25 January – Feast of The Conversion of Saint Paul, Apostle
Paul’s entire life can be explained in terms of one experience—his meeting with Jesus on the road to Damascus. In an instant, he saw that all the zeal of his dynamic personality was being wasted, like the strength of a boxer swinging wildly. Perhaps he had never seen Jesus, who was only a few years older. But he had acquired a zealot’s hatred of all Jesus stood for, as he began to harass the Church: “…entering house after house and dragging out men and women, he handed them over for imprisonment” (Acts 8:3b). Now he himself was “entered,” possessed, all his energy harnessed to one goal—being a slave of Christ in the ministry of reconciliation, an instrument to help others experience the one Savior.
One sentence determined his theology: “I am Jesus, whom you are persecuting” (Acts 9:5b). Jesus was mysteriously identified with people—the loving group of people Saul had been running down like criminals. Jesus, he saw, was the mysterious fulfilment of all he had been blindly pursuing.
So Paul’s great message to the world was: You are saved entirely by God, not by anything you can do. Saving faith is the gift of total, free, personal and loving commitment to Christ, a commitment that then bears fruit in more “works” than the Law could ever contemplate.

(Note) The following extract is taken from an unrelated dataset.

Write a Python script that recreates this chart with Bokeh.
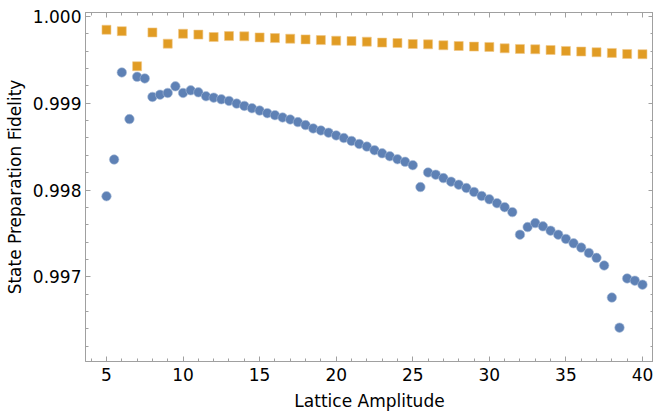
from bokeh.plotting import figure
from bokeh.models import LinearAxis, FixedTicker, PrintfTickFormatter, Range1d
from bokeh.embed import file_html
from bokeh.resources import INLINE

# Lattice amplitudes
x_blue = [5, 5.5, 6, 6.5, 7, 7.5, 8, 8.5, 9, 9.5, 10, 10.5, 11, 11.5, 12, 12.5,
          13, 13.5, 14, 14.5, 15, 15.5, 16, 16.5, 17, 17.5, 18, 18.5, 19, 19.5,
          20, 20.5, 21, 21.5, 22, 22.5, 23, 23.5, 24, 24.5, 25, 25.5, 26, 26.5,
          27, 27.5, 28, 28.5, 29, 29.5, 30, 30.5, 31, 31.5, 32, 32.5, 33, 33.5,
          34, 34.5, 35, 35.5, 36, 36.5, 37, 37.5, 38, 38.5, 39, 39.5, 40]
y_blue = [0.997929, 0.998352, 0.999355, 0.998818, 0.999305, 0.999286, 0.999073,
          0.999099, 0.999119, 0.999195, 0.999119, 0.999149, 0.999126, 0.999081,
          0.999065, 0.999046, 0.999027, 0.998996, 0.998970, 0.998943, 0.998916,
          0.998886, 0.998863, 0.998836, 0.998813, 0.998783, 0.998749, 0.998710,
          0.998687, 0.998661, 0.998630, 0.998600, 0.998566, 0.998531, 0.998501,
          0.998459, 0.998424, 0.998390, 0.998355, 0.998326, 0.998287, 0.998035,
          0.998203, 0.998177, 0.998138, 0.998097, 0.998062, 0.998024, 0.997978,
          0.997932, 0.997894, 0.997849, 0.997803, 0.997746, 0.997486, 0.997574,
          0.997620, 0.997582, 0.997532, 0.997486, 0.997437, 0.997387, 0.997337,
          0.997276, 0.997219, 0.997131, 0.996762, 0.996415, 0.996982, 0.996956,
          0.996910]

x_orange = list(range(5, 41))
y_orange = [0.999847, 0.999831, 0.999427, 0.999816, 0.999687, 0.999801, 0.999791,
            0.999763, 0.999774, 0.999771, 0.999759, 0.999751, 0.999744, 0.999736,
            0.999728, 0.999721, 0.999717, 0.999710, 0.999699, 0.999694, 0.999683,
            0.999679, 0.999668, 0.999660, 0.999653, 0.999649, 0.999633, 0.999626,
            0.999622, 0.999614, 0.999603, 0.999596, 0.999588, 0.999580, 0.999568,
            0.999565]

x_ticks = [5, 10, 15, 20, 25, 30, 35, 40]
y_ticks = [0.997, 0.998, 0.999, 1.000]
x_minor = [v for v in range(4, 41) if v % 5 != 0]
y_minor = [round(0.9962 + 0.0002 * i, 4) for i in range(20)]
y_minor = [v for v in y_minor if v not in y_ticks]

FRAME = "#a0a0a0"
FONT = "DejaVu Sans"

p = figure(width=653, height=413, output_backend="svg", toolbar_location=None,
           x_range=Range1d(3.63, 40.72), y_range=Range1d(0.996025, 1.0000458),
           min_border_left=85, min_border_top=12, min_border_right=0,
           min_border_bottom=50, background_fill_color="white",
           border_fill_color="white", outline_line_color=FRAME)
p.grid.visible = False


def style(ax, ticks, minor):
    ax.ticker = FixedTicker(ticks=ticks, minor_ticks=minor)
    ax.axis_line_color = FRAME
    ax.major_tick_line_color = FRAME
    ax.minor_tick_line_color = FRAME
    ax.major_tick_in = 5
    ax.major_tick_out = 0
    ax.minor_tick_in = 3
    ax.minor_tick_out = 0
    ax.major_label_text_font = FONT
    ax.major_label_text_font_size = "17px"
    ax.major_label_text_color = "black"
    ax.axis_label_text_font = FONT
    ax.axis_label_text_font_size = "17px"
    ax.axis_label_text_font_style = "normal"
    ax.axis_label_text_color = "black"


def tick_only(positions, length):
    ax = LinearAxis()
    ax.ticker = FixedTicker(ticks=[], minor_ticks=positions)
    ax.axis_line_color = FRAME
    ax.minor_tick_line_color = FRAME
    ax.minor_tick_in = length
    ax.minor_tick_out = 0
    ax.major_tick_in = 0
    ax.major_tick_out = 0
    ax.major_label_standoff = 0
    ax.axis_label_standoff = 0
    return ax


style(p.xaxis[0], x_ticks, x_minor)
style(p.yaxis[0], y_ticks, y_minor)
p.yaxis[0].formatter = PrintfTickFormatter(format="%.3f")
p.xaxis[0].axis_label = "Lattice Amplitude"
p.yaxis[0].axis_label = "State Preparation Fidelity"
p.xaxis[0].major_label_standoff = 6
p.yaxis[0].major_label_standoff = 4
p.xaxis[0].axis_label_standoff = 7
p.yaxis[0].axis_label_standoff = 5

p.add_layout(tick_only(x_ticks, 5), "above")
p.add_layout(tick_only(x_minor, 3), "above")
p.add_layout(tick_only(y_ticks, 5), "right")
p.add_layout(tick_only(y_minor, 3), "right")

p.scatter(x_orange, y_orange, marker="square", size=9, fill_color="#E19C24",
          line_color="#F0C888", line_width=0.6)
p.scatter(x_blue, y_blue, marker="circle", size=9.5, fill_color="#5E81B5",
          line_color="#A8BCD8", line_width=0.6)

open("out.html", "w").write(file_html(p, INLINE))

Paul said to the people, ‘I am a Jew and was born at Tarsus in Cilicia. I was brought up here in this city. I studied under Gamaliel and was taught the exact observance of the Law of our ancestors. In fact, I was as full of duty towards God as you are today. I even persecuted this Way to the death, and sent women as well as men to prison in chains as the high priest and the whole council of elders can testify, since they even sent me with letters to their brothers in Damascus. When I set off it was with the intention of bringing prisoners back from there to Jerusalem for punishment.
‘I was on that journey and nearly at Damascus when about midday a bright light from heaven suddenly shone round me. I fell to the ground and heard a voice saying, “Saul, Saul, why are you persecuting me?” I answered: Who are you, Lord? and he said to me, “I am Jesus the Nazarene, and you are persecuting me.” The people with me saw the light but did not hear his voice as he spoke to me. I said: What am I to do, Lord? The Lord answered, “Stand up and go into Damascus, and there you will be told what you have been appointed to do.” The light had been so dazzling that I was blind and my companions had to take me by the hand; and so I came to Damascus.

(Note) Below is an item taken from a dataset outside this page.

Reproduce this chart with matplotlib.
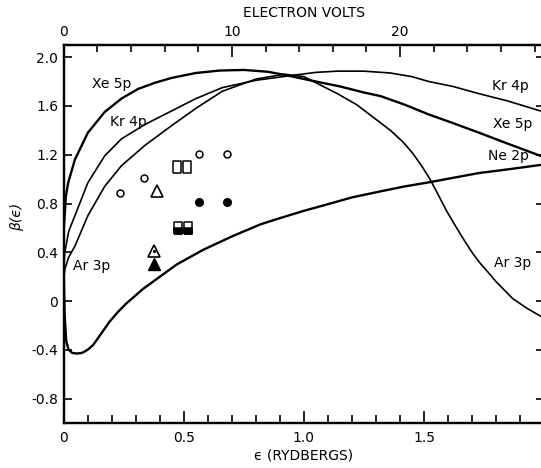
import numpy as np
import matplotlib
matplotlib.use("Agg")
import matplotlib.pyplot as plt
from matplotlib.ticker import MultipleLocator

# curves: x in Rydbergs, beta values
xe_x = [0, 0.005, 0.008, 0.018, 0.046, 0.10, 0.17, 0.24, 0.31, 0.38, 0.45, 0.55, 0.65,
        0.75, 0.85, 0.93, 1.05, 1.15, 1.25, 1.32, 1.42, 1.52, 1.62, 1.73, 1.85, 2.0]
xe_y = [0.6, 0.75, 0.85, 0.97, 1.16, 1.38, 1.55, 1.66, 1.74, 1.79, 1.83, 1.87, 1.89,
        1.895, 1.88, 1.85, 1.80, 1.76, 1.71, 1.68, 1.61, 1.53, 1.46, 1.38, 1.29, 1.18]

kr_x = [0, 0.004, 0.02, 0.046, 0.10, 0.17, 0.24, 0.34, 0.45, 0.55, 0.66, 0.80, 0.95,
        1.05, 1.14, 1.25, 1.36, 1.45, 1.52, 1.62, 1.73, 1.85, 2.0]
kr_y = [0.28, 0.40, 0.57, 0.70, 0.97, 1.19, 1.33, 1.45, 1.56, 1.66, 1.75, 1.81, 1.85,
        1.875, 1.885, 1.885, 1.87, 1.84, 1.80, 1.76, 1.70, 1.64, 1.55]

ar_x = [0, 0.004, 0.02, 0.046, 0.10, 0.17, 0.24, 0.34, 0.45, 0.55, 0.66, 0.80, 0.92,
        1.0, 1.14, 1.22, 1.30, 1.36, 1.41, 1.45, 1.49, 1.525, 1.56, 1.594, 1.63, 1.664,
        1.70, 1.73, 1.77, 1.80, 1.87, 1.93, 2.0]
ar_y = [0.18, 0.26, 0.36, 0.45, 0.70, 0.94, 1.11, 1.28, 1.44, 1.58, 1.72, 1.82, 1.86,
        1.84, 1.70, 1.61, 1.49, 1.40, 1.31, 1.22, 1.11, 1.00, 0.87, 0.74, 0.62, 0.51,
        0.40, 0.32, 0.23, 0.16, 0.02, -0.06, -0.14]

ne_x = [0, 0.003, 0.01, 0.02, 0.035, 0.054, 0.075, 0.09, 0.105, 0.122, 0.14, 0.165, 0.19,
        0.225, 0.26, 0.33, 0.40, 0.47, 0.58, 0.70, 0.82, 0.90, 1.0, 1.11, 1.2, 1.32, 1.42,
        1.525, 1.62, 1.73, 1.85, 2.0]
ne_y = [0.2, -0.1, -0.33, -0.40, -0.425, -0.43, -0.425, -0.41, -0.39, -0.36, -0.31, -0.24,
        -0.17, -0.09, -0.02, 0.10, 0.20, 0.30, 0.42, 0.53, 0.63, 0.68, 0.74, 0.80, 0.85,
        0.90, 0.94, 0.975, 1.01, 1.05, 1.08, 1.12]

# experimental points
open_circ_x = [0.236, 0.335, 0.5625, 0.678]
open_circ_y = [0.89, 1.005, 1.205, 1.205]
fill_circ_x = [0.5625, 0.678]
fill_circ_y = [0.81, 0.81]
open_rect_x = [0.472, 0.515]
open_rect_y = [1.096, 1.096]
half_rect_x = [0.474, 0.518]
half_rect_y = [0.60, 0.60]
open_tri_x = [0.386]
open_tri_y = [0.906]
dot_tri_x = [0.376]
dot_tri_y = [0.41]
fill_tri_x = [0.376]
fill_tri_y = [0.30]

EV_PER_RYD = 14.28

fig = plt.figure(figsize=(5.41, 4.68), dpi=100)
ax = fig.add_axes([0.118, 0.096, 0.8875, 0.808])

thick = 1.7
thin = 1.2
ax.plot(xe_x, xe_y, color='black', lw=thick)
ax.plot(kr_x, kr_y, color='black', lw=thin)
ax.plot(ar_x, ar_y, color='black', lw=thin)
ax.plot(ne_x, ne_y, color='black', lw=thick)

# markers
rect = [(-0.33, -0.5), (0.33, -0.5), (0.33, 0.5), (-0.33, 0.5), (-0.33, -0.5)]
half = [(-0.33, -0.5), (0.33, -0.5), (0.33, 0.0), (-0.33, 0.0), (-0.33, -0.5)]
ax.plot(open_circ_x, open_circ_y, 'o', ms=5, mfc='white', mec='black', mew=1.1)
ax.plot(fill_circ_x, fill_circ_y, 'o', ms=5.5, color='black')
ax.plot(open_rect_x, open_rect_y, ls='none', marker=rect, ms=8.5, mfc='white', mec='black', mew=1.1)
ax.plot(half_rect_x, half_rect_y, ls='none', marker=rect, ms=8.5, mfc='white', mec='black', mew=1.1)
ax.plot(half_rect_x, half_rect_y, ls='none', marker=half, ms=8.5, mfc='black', mec='black', mew=1.1)
ax.plot(open_tri_x, open_tri_y, '^', ms=8, mfc='white', mec='black', mew=1.2)
ax.plot(dot_tri_x, dot_tri_y, '^', ms=8, mfc='white', mec='black', mew=1.2)
ax.plot(dot_tri_x, dot_tri_y, '.', ms=2.5, color='black')
ax.plot(fill_tri_x, fill_tri_y, '^', ms=8.5, color='black')

# curve labels
fs = 10
ax.text(0.20, 1.78, 'Xe 5p', fontsize=fs, ha='center', va='center')
ax.text(0.27, 1.47, 'Kr 4p', fontsize=fs, ha='center', va='center')
ax.text(0.04, 0.29, 'Ar 3p', fontsize=fs, ha='left', va='center')
ax.text(1.86, 1.76, 'Kr 4p', fontsize=fs, ha='center', va='center')
ax.text(1.87, 1.45, 'Xe 5p', fontsize=fs, ha='center', va='center')
ax.text(1.85, 1.19, 'Ne 2p', fontsize=fs, ha='center', va='center')
ax.text(1.87, 0.31, 'Ar 3p', fontsize=fs, ha='center', va='center')

ax.set_xlim(0, 2.0)
ax.set_ylim(-1.0, 2.1)

yt = [-0.8, -0.4, 0, 0.4, 0.8, 1.2, 1.6, 2.0]
ax.set_yticks(yt)
ax.set_yticklabels(['-0.8', '-0.4', '0', '0.4', '0.8', '1.2', '1.6', '2.0'])
ax.set_xticks([0, 0.5, 1.0, 1.5])
ax.set_xticklabels(['0', '0.5', '1.0', '1.5'])
ax.xaxis.set_minor_locator(MultipleLocator(0.1))

ax.tick_params(axis='x', which='major', direction='in', length=8.5, width=1.2,
               labelsize=10, pad=6)
ax.tick_params(axis='x', which='minor', direction='in', length=5.5, width=1.2)
ax.tick_params(axis='y', which='major', direction='in', length=5.5, width=1.2,
               labelsize=10, right=True, pad=4)

for s in ax.spines.values():
    s.set_linewidth(1.6)

ax.set_xlabel('ϵ (RYDBERGS)', fontsize=10, labelpad=2)
ax.text(-0.098, 0.545, 'β(ϵ)', transform=ax.transAxes, rotation=90,
        fontsize=10, ha='center', va='center', style='italic')

ax2 = ax.twiny()
ax2.set_xlim(0, 2.0 * EV_PER_RYD)
ax2.set_xticks([0, 10, 20])
ax2.xaxis.set_minor_locator(MultipleLocator(2))
ax2.tick_params(axis='x', which='major', direction='in', length=8.5, width=1.2,
                labelsize=10, pad=4)
ax2.tick_params(axis='x', which='minor', direction='in', length=5, width=1.2)
ax2.set_xlabel('ELECTRON VOLTS', fontsize=10, labelpad=6)
for s in ax2.spines.values():
    s.set_linewidth(1.6)

fig.savefig('out.png', dpi=100)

‘Someone called Ananias, a devout follower of the Law and highly thought of by all the Jews living there, came to see me; he stood beside me and said, “Brother Saul, receive your sight.” Instantly my sight came back and I was able to see him. Then he said, “The God of our ancestors has chosen you to know his will, to see the Just One and hear his own voice speaking, because you are to be his witness before all mankind, testifying to what you have seen and heard. And now why delay? It is time you were baptised and had your sins washed away while invoking his name.”’
Jesus said to his disciples, ‘Go out to the whole world; proclaim the Good News to all creation. He who believes and is baptised will be saved; he who does not believe will be condemned. These are the signs that will be associated with believers: in my name they will cast out devils; they will have the gift of tongues; they will pick up snakes in their hands, and be unharmed should they drink deadly poison; they will lay their hands on the sick, who will recover.’

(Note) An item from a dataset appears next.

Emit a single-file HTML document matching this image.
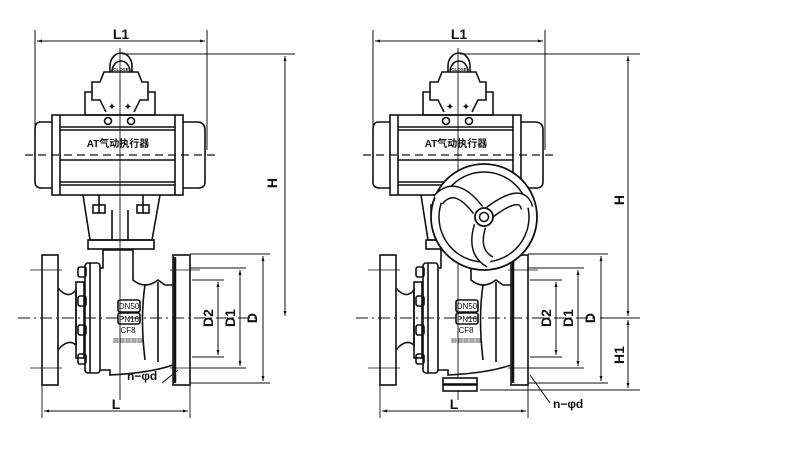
<!DOCTYPE html>
<html><head><meta charset="utf-8"><style>
html,body{margin:0;padding:0;background:#fff;width:800px;height:450px;overflow:hidden}
svg{display:block}
text{font-family:"Liberation Sans","Noto Sans CJK SC",sans-serif;fill:#111}
</style></head><body>
<svg width="800" height="450" viewBox="0 0 800 450" xmlns="http://www.w3.org/2000/svg">
<defs>
<marker id="a" viewBox="0 0 10 10" refX="10" refY="5" markerWidth="7" markerHeight="5" orient="auto-start-reverse"><path d="M0,2 L10,5 L0,8z" fill="#111"/></marker>
<g id="valve" fill="none" stroke="#111" stroke-width="1.6">
  <line x1="35" y1="30" x2="35" y2="150" stroke-width="1"/>
  <line x1="207" y1="30" x2="207" y2="150" stroke-width="1"/>
  <line x1="37" y1="41" x2="205" y2="41" stroke-width="1" marker-start="url(#a)" marker-end="url(#a)"/>
  <line x1="120" y1="48" x2="120" y2="400" stroke-width="0.9"/>
  <line x1="25" y1="155" x2="215" y2="155" stroke-width="1.2" stroke-dasharray="8,5"/>
  <path d="M112,72 A9,11 0 0 1 130,72 M110,72 L110,66 A11,13 0 0 1 132,66 L132,72"/>
  <path d="M100,82 L104,72 L138,72 L142,82 L148,82 L148,92 L155,92 L155,115 L85,115 L85,92 L92,92 L92,82Z"/>
  <path d="M92,92 L92,100 L100,100 L106,112 M148,92 L148,100 L140,100 L134,112"/>
  <text x="121" y="71" font-size="4.5" text-anchor="middle" stroke="none" font-weight="bold">CLOSE</text>
  <text x="112" y="110" font-size="10" text-anchor="middle" stroke="none">✦</text>
  <text x="128" y="110" font-size="10" text-anchor="middle" stroke="none">✦</text>
  <circle cx="108" cy="121" r="3.5"/><circle cx="131" cy="121" r="3.5"/>
  <rect x="52" y="115" width="131" height="80"/>
  <line x1="60" y1="115" x2="60" y2="195"/><line x1="175" y1="115" x2="175" y2="195"/>
  <line x1="60" y1="127" x2="175" y2="127"/><line x1="60" y1="130" x2="175" y2="130"/>
  <line x1="60" y1="160" x2="175" y2="160"/><line x1="60" y1="182" x2="175" y2="182"/><line x1="60" y1="185" x2="175" y2="185"/>
  <path d="M52,122 L40,122 Q35,122 35,130 L35,182 Q35,188 42,188 L52,188"/>
  <path d="M183,122 L197,122 Q205,122 205,130 L205,182 Q205,188 198,188 L183,188"/>
  <text x="118" y="147" font-size="10" text-anchor="middle" stroke="none" font-weight="bold">AT气动执行器</text>
  <path d="M83,195 L90,240 L152,240 L160,195"/>
  <rect x="88" y="240" width="66" height="9"/>
  <rect x="93" y="205" width="12" height="8"/><rect x="137" y="205" width="12" height="8"/>
  <line x1="99" y1="195" x2="99" y2="213"/><line x1="143" y1="195" x2="143" y2="213"/>
  <line x1="112" y1="210" x2="112" y2="240"/><line x1="128" y1="210" x2="128" y2="240"/>
  <!-- valve body -->
  <rect x="42" y="255" width="16" height="130"/>
  <line x1="30" y1="270" x2="62" y2="270" stroke-width="0.8"/><line x1="30" y1="368" x2="62" y2="368" stroke-width="0.8"/>
  <path d="M58,288 Q68,300 76,290 L76,345 Q68,338 58,350"/>
  <rect x="76" y="282" width="8" height="76"/>
  <rect x="78" y="267" width="8" height="10" rx="2"/><rect x="78" y="296" width="8" height="10" rx="2"/>
  <rect x="78" y="325" width="8" height="10" rx="2"/><rect x="78" y="354" width="8" height="10" rx="2"/>
  <rect x="85" y="263" width="15" height="110" rx="3"/>
  <line x1="90" y1="263" x2="90" y2="373"/>
  <path d="M100,268 L103,268 L103,250 L133,250 L133,280 Q145,290 158,280 L165,285 L173,285 M100,370 L110,370 L110,375 Q150,373 173,365"/>
  <path d="M145,285 Q140,318 145,360 M158,282 L158,362"/>
  <rect x="173" y="255" width="17" height="130"/>
  <line x1="175" y1="257" x2="175" y2="383" stroke-width="2.5"/>
  <line x1="170" y1="270" x2="200" y2="270" stroke-width="0.8"/><line x1="170" y1="368" x2="200" y2="368" stroke-width="0.8"/>
  <line x1="18" y1="318" x2="260" y2="318" stroke-width="0.9" stroke-dasharray="12,4,2,4"/>
  <rect x="118" y="300" width="22" height="12" rx="2"/><rect x="118" y="313" width="22" height="11" rx="2"/>
  <text x="129" y="309" font-size="8" text-anchor="middle" stroke="none">DN50</text>
  <text x="129" y="322" font-size="8" text-anchor="middle" stroke="none">PN16</text>
  <text x="128" y="333" font-size="8" text-anchor="middle" stroke="none">CF8</text>
  <text x="128" y="343" font-size="6" text-anchor="middle" stroke="none">▦▦▦▦▦</text>
  <line x1="190" y1="254" x2="270" y2="254" stroke-width="0.9"/><line x1="190" y1="383" x2="270" y2="383" stroke-width="0.9"/>
  <line x1="190" y1="268" x2="246" y2="268" stroke-width="0.9"/><line x1="190" y1="368" x2="246" y2="368" stroke-width="0.9"/>
  <line x1="192" y1="280" x2="224" y2="280" stroke-width="0.9"/><line x1="192" y1="357" x2="224" y2="357" stroke-width="0.9"/>
  <line x1="263" y1="256" x2="263" y2="381" stroke-width="1" marker-start="url(#a)" marker-end="url(#a)"/>
  <line x1="240" y1="270" x2="240" y2="366" stroke-width="1" marker-start="url(#a)" marker-end="url(#a)"/>
  <line x1="218" y1="282" x2="218" y2="355" stroke-width="1" marker-start="url(#a)" marker-end="url(#a)"/>
  <line x1="42" y1="385" x2="42" y2="418" stroke-width="0.9"/><line x1="190" y1="385" x2="190" y2="418" stroke-width="0.9"/>
  <line x1="44" y1="411" x2="188" y2="411" stroke-width="1" marker-start="url(#a)" marker-end="url(#a)"/>
</g>
</defs>
<use href="#valve"/>
<use href="#valve" transform="translate(338,0)"/>
<g font-size="14" font-weight="bold">
<text x="121" y="39" text-anchor="middle">L1</text>
<text x="459" y="39" text-anchor="middle">L1</text>
<text x="116" y="409" text-anchor="middle">L</text>
<text x="454" y="409" text-anchor="middle">L</text>
<text transform="translate(257,318) rotate(-90)" text-anchor="middle">D</text>
<text transform="translate(235,318) rotate(-90)" text-anchor="middle">D1</text>
<text transform="translate(213,318) rotate(-90)" text-anchor="middle">D2</text>
<text transform="translate(595,318) rotate(-90)" text-anchor="middle">D</text>
<text transform="translate(573,318) rotate(-90)" text-anchor="middle">D1</text>
<text transform="translate(551,318) rotate(-90)" text-anchor="middle">D2</text>
<text transform="translate(277,183) rotate(-90)" text-anchor="middle">H</text>
<text transform="translate(624,200) rotate(-90)" text-anchor="middle">H</text>
<text transform="translate(624,355) rotate(-90)" text-anchor="middle">H1</text>
<text x="127" y="380" font-size="12">n−φd</text>
<text x="553" y="408" font-size="12">n−φd</text>
</g>
<g fill="none" stroke="#111" stroke-width="1">
<line x1="122" y1="54" x2="295" y2="54"/>
<line x1="285" y1="56" x2="285" y2="316" marker-start="url(#a)" marker-end="url(#a)"/>
<line x1="162" y1="383" x2="178" y2="370"/>
<line x1="460" y1="54" x2="640" y2="54"/>
<line x1="628" y1="56" x2="628" y2="316" marker-start="url(#a)" marker-end="url(#a)"/>
<line x1="628" y1="320" x2="628" y2="388" marker-start="url(#a)" marker-end="url(#a)"/>
<line x1="480" y1="390" x2="640" y2="390"/>
<line x1="600" y1="318" x2="640" y2="318"/>
<line x1="550" y1="403" x2="530" y2="375"/>
<rect x="443" y="378" width="34" height="6" fill="#fff" stroke-width="1.6"/>
<rect x="443" y="385" width="34" height="6" fill="#fff" stroke-width="1.6"/>
<circle cx="484" cy="217" r="53" fill="#fff" stroke-width="1.8"/>
<circle cx="484" cy="217" r="45" stroke-width="1.5"/>
<path d="M478,210 Q455,180 438,200 M490,212 Q522,188 527,208 M480,226 Q472,252 490,262" stroke-width="13" stroke="#111"/>
<path d="M478,210 Q455,180 438,200 M490,212 Q522,188 527,208 M480,226 Q472,252 490,262" stroke-width="10" stroke="#fff"/>
<circle cx="484" cy="217" r="9" fill="#fff" stroke-width="1.8"/>
<circle cx="484" cy="217" r="4.5" stroke-width="1.5"/>
</g>
</svg>
</body></html>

I love the Lord, for he heard my voice; he heard my cry for mercy. Because he turned his ear to me, I will call on him as long as I live.
Anything worth doing well takes time. Time in the active sense; unlike with the fermentation of wine in unseen caves, but in the fervent nudging and gnawing of our stubbornness. I’m drawn to the idea of conversion, but also quickly realise how plodding the endeavor will be. Will I give up, or stay the course?
How can my conversion begin in the now of today? And will I determine its timeline? Will my conversion ever be complete? With these questions in mind, I have sought to chip away at parts of my life that no longer hold place in my Christian existence. I “eat the frog” every morning, spending time on the most challenging item on my to-do list. I also wear sunblock before I head out, and consume less sugar throughout the day (bye bye random mints). I set aside a block of time each week to take stock of my finances, and learn more about investing. I’m in the process of spring cleaning my house, discarding items that no longer spark joy. I’ve also been getting more sleep, much to the chagrin of my Netflix account.
With innovation and creating capacity being the buzzwords of our connected lives, I’m seeking to reinvent myself for His greater good. In making space for ourselves, we untangle resources that can be invested towards Christian dividends.
I urge all of you to join me in my conversion struggle. Let’s run this race together.
(Today’s Oxygen by Anonymous)
Prayer: I pray for the grace to always be present, realising that my struggles are best tackled in the here and now.
Thanksgiving: Thank you dear Lord, for unfogging my glasses; you’ve shown me the path towards becoming the best version of myself.